Thursday, 27 September 2012

REVIEW: To Rome With Love (2012)

To Rome With Love is this year’s Woody Allen film and his first since the surprise success of Midnight in Paris. Woody Allen has a chequered critical history, though his recent bad reputation is hardly justified. Consistent throughout his films, from the “early funny ones” to the unfairly derided late ones, is a willingness to try new things, though always within a recognisable framework. His late films have ranged from bleak morality fables (Match Point and Cassandra’s Dream) to whimsical and enjoyable entertainments (Whatever Works and Midnight in Paris) or those with elements of both (Anything Else, Melinda and Melinda, Vicky Cristina Barcelona and You Will Meet A Tall Dark Stranger), but all have a slightly experimental edge. To Rome With Love is very much a part of the latter category and it is very enjoyable.

The film is made up of four unrelated stories, all set along different timelines, but all introduced by a traffic warden (Pierluigi Marchionne). What follows is a potted summary, which will do the film no favours, but the less you know going in the better. Hayley (Alison Pill, Zelda Fitzgerald in Midnight In Paris) is an American tourist, who becomes engaged to Michelangelo (Flavio Parenti). When their parents meet, things happen. Newlyweds Antonio (Alessandro Tiberi) and Milly (Alessandra Mastronardi) arrive in Rome for a honeymoon, but Milly gets lost, forcing Antonio to find a substitute for a series of business meetings. Leopoldo (Roberto Benigni) wakes up one morning to find out that he is suddenly and for no apparent reason famous. Jack (Jesse Eisenberg), an architecture student, invites John (Alec Baldwin), a middle-aged architect, back to his house. John observes Jack’s romantic confusion when his girlfriend Sally (Greta Gerwig) invites her friend Monica (Ellen Page) to stay.

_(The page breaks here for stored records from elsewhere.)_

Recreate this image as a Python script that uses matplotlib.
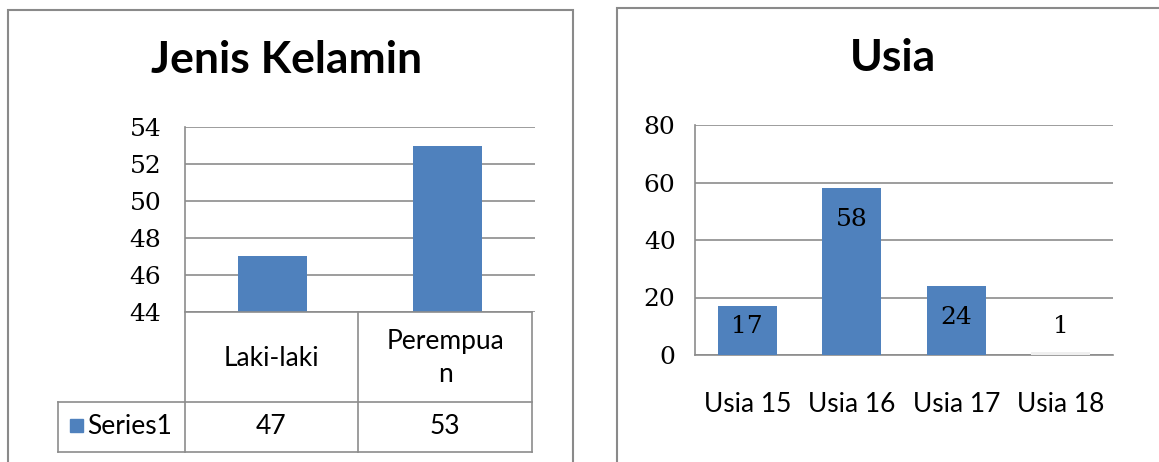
import matplotlib.pyplot as plt
from matplotlib.patches import Rectangle
from matplotlib.lines import Line2D

W, H = 1159, 462

gender_title = "Jenis Kelamin"
gender_cats = ["Laki-laki", "Perempua\nn"]  # wrapped as in the original table
gender_vals = [47, 53]
gender_ticks = [44, 46, 48, 50, 52, 54]
series_name = "Series1"

age_title = "Usia"
age_cats = ["Usia 15", "Usia 16", "Usia 17", "Usia 18"]
age_vals = [17, 58, 24, 1]
age_ticks = [0, 20, 40, 60, 80]

BLUE = "#4F81BD"
GRID = "#8C8C8C"
SANS = "Lato"
SERIF = "DejaVu Serif"


def box(x0, y0, x1, y1):
    # pixel box (top-left origin) -> figure fraction rect
    return [x0 / W, 1 - y1 / H, (x1 - x0) / W, (y1 - y0) / H]


def fline(x0, y0, x1, y1, color=GRID, lw=1.2):
    fig.add_artist(Line2D([x0 / W, x1 / W], [1 - y0 / H, 1 - y1 / H],
                          transform=fig.transFigure, color=color, lw=lw))


def ftext(x, y, s, **kw):
    fig.text(x / W, 1 - y / H, s, **kw)


fig = plt.figure(figsize=(W / 100, H / 100), dpi=100)
fig.patch.set_facecolor("white")

# chart frames
for x0, y0, x1, y1 in [(8, 10, 573, 480), (617, 8, 1175, 480)]:
    fig.add_artist(Rectangle((x0 / W, 1 - y1 / H), (x1 - x0) / W, (y1 - y0) / H,
                             transform=fig.transFigure, fill=False,
                             edgecolor="#8a8a8a", lw=1.5))

# ---- left chart: Jenis Kelamin ----
ax1 = fig.add_axes(box(185, 127, 535, 312))
ax1.bar(range(len(gender_vals)), gender_vals, width=0.39, color=BLUE, zorder=3)
ax1.set_xlim(-0.5, len(gender_cats) - 0.5)
ax1.set_ylim(gender_ticks[0], gender_ticks[-1])
ax1.set_yticks(gender_ticks)
ax1.set_xticks([])
ax1.yaxis.grid(True, color=GRID, lw=1.2, zorder=0)
ax1.set_axisbelow(True)
for s in ax1.spines.values():
    s.set_visible(False)
ax1.tick_params(axis="y", length=0, pad=17)
for lab in ax1.get_yticklabels():
    lab.set_fontfamily(SERIF)
    lab.set_fontsize(18)
ftext(287, 60, gender_title, ha="center", va="center", fontfamily=SANS,
      fontweight="bold", fontsize=32)

# data table
cols = [185, 358, 532]
fline(185, 127, 185, 452)
fline(185, 312, 532, 312)
fline(58, 402, 532, 402)
fline(58, 452, 532, 452)
fline(58, 402, 58, 452)
fline(358, 312, 358, 452)
fline(532, 312, 532, 452)
for i, cat in enumerate(gender_cats):
    cx = (cols[i] + cols[i + 1]) / 2
    ftext(cx, 358, cat, ha="center", va="center", fontfamily=SANS,
          fontsize=19, linespacing=1.45)
    ftext(cx, 427, str(gender_vals[i]), ha="center", va="center",
          fontfamily=SANS, fontsize=19)
fig.add_artist(Rectangle((70 / W, 1 - 432 / H), 13 / W, 13 / H,
                         transform=fig.transFigure, color=BLUE))
ftext(87, 427, series_name, ha="left", va="center", fontfamily=SANS, fontsize=19)

# ---- right chart: Usia ----
ax2 = fig.add_axes(box(695, 125, 1113, 355))
x = range(len(age_vals))
# the value-1 bar is practically invisible in the original
bar_colors = [BLUE if v > 1 else "#efefef" for v in age_vals]
ax2.bar(x, age_vals, width=0.56, color=bar_colors, zorder=3)
ax2.set_xlim(-0.5, len(age_cats) - 0.5)
ax2.set_ylim(age_ticks[0], age_ticks[-1])
ax2.set_yticks(age_ticks)
ax2.set_xticks(list(x))
ax2.set_xticklabels(age_cats, fontfamily=SANS, fontsize=19)
ax2.yaxis.grid(True, color=GRID, lw=1.2, zorder=0)
ax2.set_axisbelow(True)
for k, s in ax2.spines.items():
    s.set_visible(k in ("left", "bottom"))
    s.set_color(GRID)
    s.set_linewidth(1.2)
ax2.tick_params(axis="y", length=0, pad=14)
ax2.tick_params(axis="x", length=0, pad=27)
for lab in ax2.get_yticklabels():
    lab.set_fontfamily(SERIF)
    lab.set_fontsize(18)
for i, v in enumerate(age_vals):
    ax2.text(i, max(v - 11, 10), str(v), ha="center", va="center",
             fontfamily=SERIF, fontsize=18, zorder=4)
ftext(893, 58, age_title, ha="center", va="center", fontfamily=SANS,
      fontweight="bold", fontsize=32)

fig.savefig("out.png", dpi=100)
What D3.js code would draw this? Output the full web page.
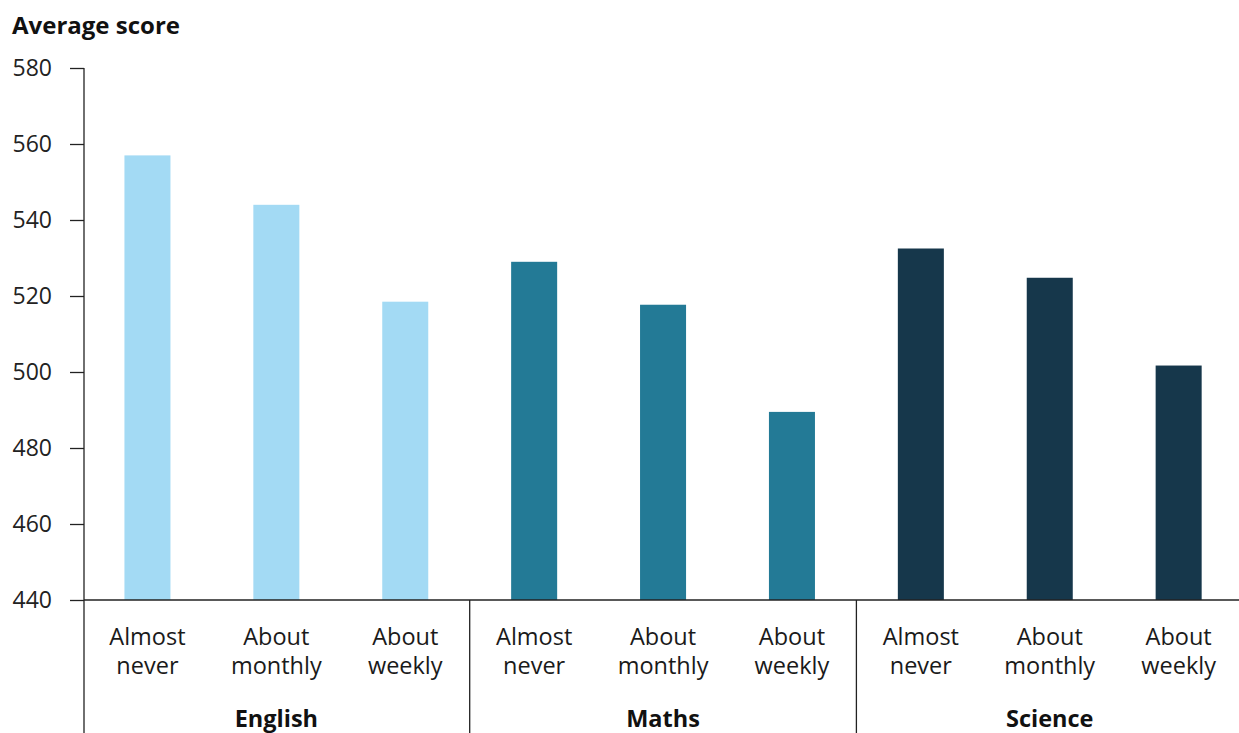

To Rome With Love flits through each story at a fast pace, which means that the film does not linger too long on any of them. Admittedly, two of them have their duller stretches and none of them would have withstood a feature length treatment. The stories are reminiscent of Allen’s short prose, collected in “Getting Even”, “Without Feathers” and “Side Effects”, whimsical little pieces that are enjoyable and often funny but, crucially, don’t outstay their welcome. As a compilation of stories, To Rome With Love is quite a success. Each story has enough surprises and enough laughs to keep them interesting and two of them are particularly good – the Alison Pill storyline and the Jesse Eisenberg/Alec Baldwin ones. As a whole, the film is thoroughly enjoyable, but also really rather charming in an old fashioned way.

Ultimately, Woody Allen offers something that Hollywood has not managed to make in quite a while – films whose sole raison d’etre is the audiences’ amusement. It recalls films like The Thin Man series and Top Hat and the films of the Marx Brothers, movies that exist only to entertain and to cheer us up. By comparison, the Hollywood of today has become cynical. Filmmaking is not about enjoyment anymore, but about the money. To Rome With Love is intentionally, even gleefully, out of place. Neither does it have the resonance of Annie Hall or Manhattan or Crimes and Misdemeanours or even You Will Meet A Tall Dark Stranger, but it is remarkably capable of making you leave the cinema with a smile on your face, even despite your own better judgement. It is disposable, but why is that such a bad thing if the film is so entertaining?

To Rome With Love has good ideas - the narrative device involving Alec Baldwin is fun and intriguing in equal measure – some great performances, clever plotting and a good ear for music and scenery. It is too easy to dismiss it as a throwaway travelogue but as a piece of pleasant, good-natured entertainment, it is a satisfying little gem.